I’m not familiar with that...is that like the RSA number generator?
Is that more secure than smart cards with pins?
But even so how does it prevent backdoor attacks? Are you saying all data is uniquely encrypted so that only the user who wrote it can read it...even if on a server?
You could use a RSA prime generator as the means to a one time pad.
The idea behind a one-time pad is that you create a cipher key so long that you use pieces of the key XOR’ed with your plaintext, and never, ever use that piece of the key again. The Soviets pioneered use of this in the field with the Verona ciphers, famous during the Cold War for frustrating MI-5 and the NSA for years and years.
The idea behind a OTP password generator card is that the card has a password. You enter that password to activate the card. Once your PW to the card is accepted, you tell it “generate a password string for me.” It does. You enter that password to whatever server or machine you’re logging into. If the algorithm on the server and your OTP card are in agreement as to your sequence of passwords, you’re in.
As soon as you use a password generated by the OTP card (ie, you use it to log into any server tied into the password generator service), that password is “burned” - it may never be used again. You can set an option on these OTP systems to either lock down the account upon receipt of a burned p/w, or to merely prompt for another one.

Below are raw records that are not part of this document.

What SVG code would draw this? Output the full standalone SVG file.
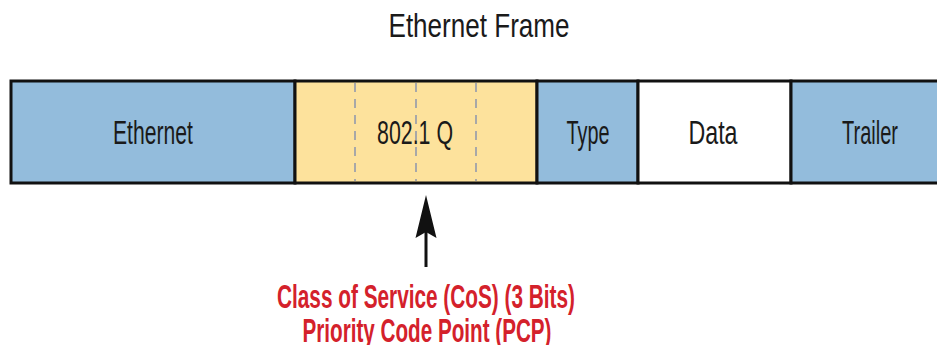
<svg xmlns="http://www.w3.org/2000/svg" width="937" height="345" viewBox="0 0 937 345">
<style>
.lbl{font-family:"Liberation Sans",Arial,sans-serif;font-size:34px;fill:#1a1a1a;text-anchor:middle}
.red{font-family:"Liberation Sans",Arial,sans-serif;font-size:33px;font-weight:bold;fill:#d4212b;text-anchor:middle}
.blue{fill:#93bcdc}
.seg{stroke:#111;stroke-width:3}
.dash{stroke:#a8a8a8;stroke-width:2;stroke-dasharray:9,7}
</style>
<rect width="937" height="345" fill="#fff"/>
<text id="title" class="lbl" x="479" y="37" textLength="181" lengthAdjust="spacingAndGlyphs">Ethernet Frame</text>
<g id="ethernet">
<rect class="blue seg" x="11" y="81" width="284" height="102"/>
<text class="lbl" x="153" y="144" textLength="80" lengthAdjust="spacingAndGlyphs">Ethernet</text>
</g>
<g id="dot1q">
<rect class="seg" fill="#fde29c" x="295" y="81" width="242" height="102"/>
<line class="dash" x1="355" y1="83" x2="355" y2="181"/>
<line class="dash" x1="416" y1="83" x2="416" y2="181"/>
<line class="dash" x1="476" y1="83" x2="476" y2="181"/>
<text class="lbl" x="415" y="144" textLength="76" lengthAdjust="spacingAndGlyphs">802.1 Q</text>
</g>
<g id="type">
<rect class="blue seg" x="537" y="81" width="101" height="102"/>
<text class="lbl" x="588" y="144" textLength="43" lengthAdjust="spacingAndGlyphs">Type</text>
</g>
<g id="data">
<rect class="seg" fill="#fff" x="638" y="81" width="153" height="102"/>
<text class="lbl" x="713" y="144" textLength="49" lengthAdjust="spacingAndGlyphs">Data</text>
</g>
<g id="trailer">
<rect class="blue seg" x="791" y="81" width="160" height="102"/>
<text class="lbl" x="870" y="144" textLength="56" lengthAdjust="spacingAndGlyphs">Trailer</text>
</g>
<g id="connectors">
<line x1="426" y1="267" x2="426" y2="225" stroke="#111" stroke-width="3"/>
<path d="M426,195 L436.5,238 L426,232 L415.5,238 Z" fill="#111"/>
</g>
<g id="cos-label">
<text class="red" x="426" y="308" textLength="298" lengthAdjust="spacingAndGlyphs">Class of Service (CoS) (3 Bits)</text>
<text class="red" x="427" y="342" textLength="249" lengthAdjust="spacingAndGlyphs">Priority Code Point (PCP)</text>
</g>
</svg>
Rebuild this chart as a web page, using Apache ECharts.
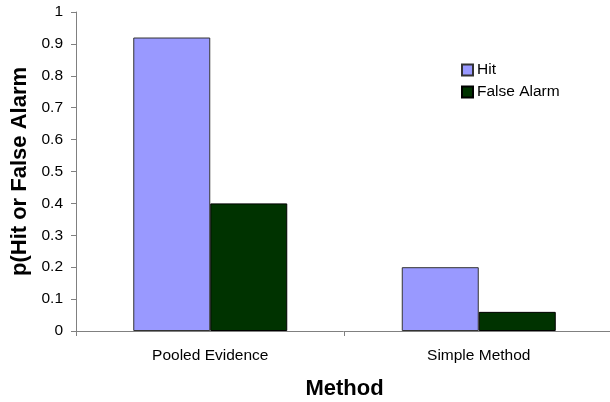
<!DOCTYPE html>
<html>
<head>
<meta charset="utf-8">
<script src="https://cdn.jsdelivr.net/npm/echarts@6/dist/echarts.min.js"></script>
<style>
  html, body { margin: 0; padding: 0; background: #fff; }
  #chart { width: 610px; height: 402px; }
</style>
</head>
<body>
<div id="chart"></div>
<script>
// Hit and false-alarm rates for each method
const categories = ['Pooled Evidence', 'Simple Method'];
const hitRates = [0.92, 0.20];
const falseAlarmRates = [0.40, 0.06];
const yTicks = [0, 0.1, 0.2, 0.3, 0.4, 0.5, 0.6, 0.7, 0.8, 0.9, 1];

const font = 'Liberation Sans, Arial, sans-serif';
const chart = echarts.init(document.getElementById('chart'), null, { renderer: 'canvas' });

chart.setOption({
  animation: false,
  backgroundColor: '#ffffff',
  textStyle: { fontFamily: font },
  grid: {
    left: 76, top: 12, width: 537, height: 319,
    containLabel: false,
    outerBoundsMode: 'none'
  },
  legend: {
    orient: 'vertical',
    left: 456,
    top: 57,
    itemWidth: 11,
    itemHeight: 11,
    itemGap: 6,
    icon: 'rect',
    textStyle: { fontFamily: font, fontSize: 15.5, color: '#000', padding: [0, 0, 0, -1] },
    data: ['Hit', 'False Alarm']
  },
  xAxis: {
    type: 'category',
    data: categories,
    name: 'Method',
    nameLocation: 'middle',
    nameGap: 47,
    nameTextStyle: { fontFamily: font, fontSize: 22, fontWeight: 'bold', color: '#000' },
    axisLine: { lineStyle: { color: '#808080', width: 1 } },
    axisTick: { show: true, length: 5, lineStyle: { color: '#808080' } },
    axisLabel: { fontFamily: font, fontSize: 15.5, color: '#000', margin: 17 }
  },
  yAxis: {
    type: 'value',
    min: yTicks[0],
    max: yTicks[yTicks.length - 1],
    interval: 0.1,
    name: 'p(Hit or False Alarm',
    nameLocation: 'middle',
    nameGap: 43,
    nameRotate: 90,
    nameTextStyle: { fontFamily: font, fontSize: 22, fontWeight: 'bold', color: '#000' },
    splitLine: { show: false },
    axisLine: { show: true, lineStyle: { color: '#808080', width: 1 } },
    axisTick: { show: true, length: 5, inside: false, lineStyle: { color: '#808080' } },
    axisLabel: {
      fontFamily: font, fontSize: 15.5, color: '#000', margin: 13,
      formatter: v => String(Math.round(v * 10) / 10)
    }
  },
  series: [
    {
      name: 'Hit',
      type: 'bar',
      data: hitRates,
      barWidth: 77,
      barGap: '0%',
      itemStyle: { color: '#9999ff', borderColor: '#333', borderWidth: 1 }
    },
    {
      name: 'False Alarm',
      type: 'bar',
      data: falseAlarmRates,
      barWidth: 77,
      barGap: '0%',
      itemStyle: { color: '#003300', borderColor: '#000', borderWidth: 1 }
    }
  ]
});
</script>
</body>
</html>
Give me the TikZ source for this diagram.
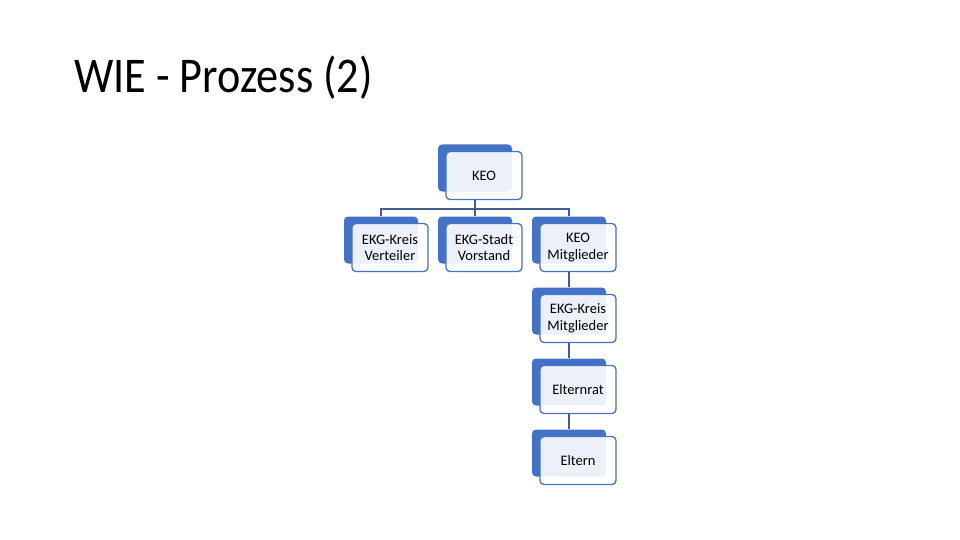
\documentclass[tikz,border=0pt]{standalone}
\usepackage{fontspec}
\setmainfont{Carlito}
\usetikzlibrary{backgrounds}
\definecolor{bblue}{HTML}{4472C4}
\definecolor{lineblue}{HTML}{3E5E8E}
\tikzset{
  backbox/.style={fill=bblue, draw=none, rounded corners=4pt, minimum width=74pt, minimum height=47pt, inner sep=0pt},
  frontbox/.style={draw=bblue, line width=1.3pt, fill=white, fill opacity=0.9, text opacity=1, rounded corners=4pt,
    minimum width=76pt, minimum height=48pt, inner sep=0pt, align=center, font=\fontsize{14.5}{16.5}\selectfont},
  conn/.style={draw=lineblue, line width=1.4pt},
  titletext/.style={anchor=base west, inner sep=0pt, font=\fontsize{50}{60}\selectfont}
}
\newcommand\orgbox[4]{%
  \node[backbox] (#1b) at (#2,#3) {};
  \node[frontbox] (#1) at (#2+9,#3+7.5) {#4};}
\begin{document}
\begin{tikzpicture}[x=1pt,y=-1pt]
\useasboundingbox (0,0) rectangle (960,540);
\node[titletext] (title) at (74,93) {\scalebox{0.885}[1]{WIE - Prozess (2)}};
\orgbox{keo}{475}{168}{KEO}
\orgbox{ver}{381}{240}{EKG-Kreis\\Verteiler}
\orgbox{vor}{475}{240}{EKG-Stadt\\Vorstand}
\orgbox{mis}{569}{240}{KEO\\Mitglieder}
\orgbox{ekm}{569}{311}{EKG-Kreis\\Mitglieder}
\orgbox{erat}{569}{382}{Elternrat}
\orgbox{elt}{569}{453}{Eltern}
\coordinate (bar) at (0,209);
\begin{scope}[on background layer]
  \draw[conn] (keob |- keo.south) -- (keob |- bar);
  \draw[conn] (verb.north) |- (misb |- bar) -- (misb.north);
  \draw[conn] (vorb.north) -- (vorb |- bar);
  \draw[conn] (misb |- mis.south) -- (ekmb.north);
  \draw[conn] (ekmb |- ekm.south) -- (eratb.north);
  \draw[conn] (eratb |- erat.south) -- (eltb.north);
\end{scope}
\end{tikzpicture}
\end{document}
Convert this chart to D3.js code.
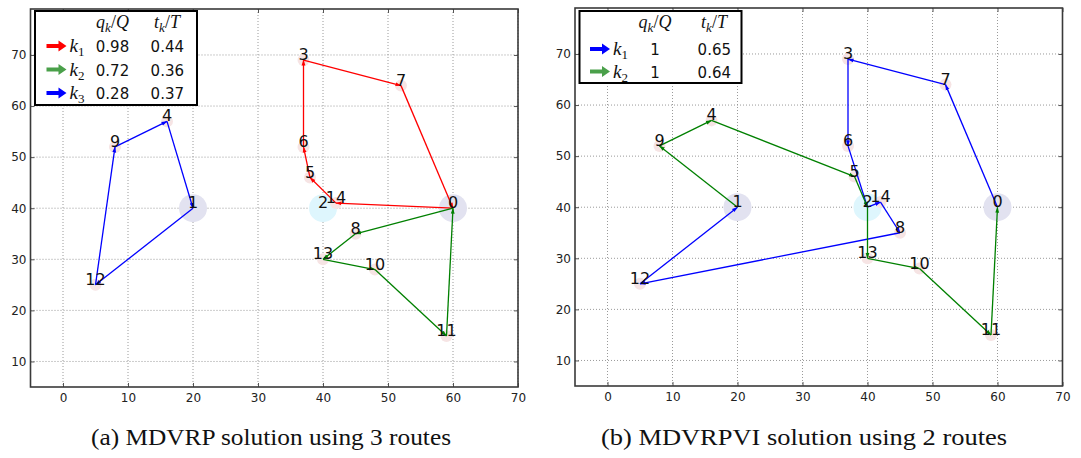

If you get out of sync (let’s say you bungle the entry of a password), you merely ask the OTP card to generate you a new password again. The server s/w generated ‘n’ passwords ahead of your current OTP card’s sequence. Once it accepts a password in that window of passwords, the password and all passwords prior to the password accepted are ‘burned’ and can never be used again.
The way this prevents attacks is this: OK, you (the hacker) log the keystrokes in a situation like this. That’s nice. You, the hacker, don’t have the OTP card or the algo, so you can’t generate a new password to log in at your own time and choosing. You can hijack a session once the user enters a password, but that means you’re going to be detected, because the user is sitting there, watching his computer be taken over.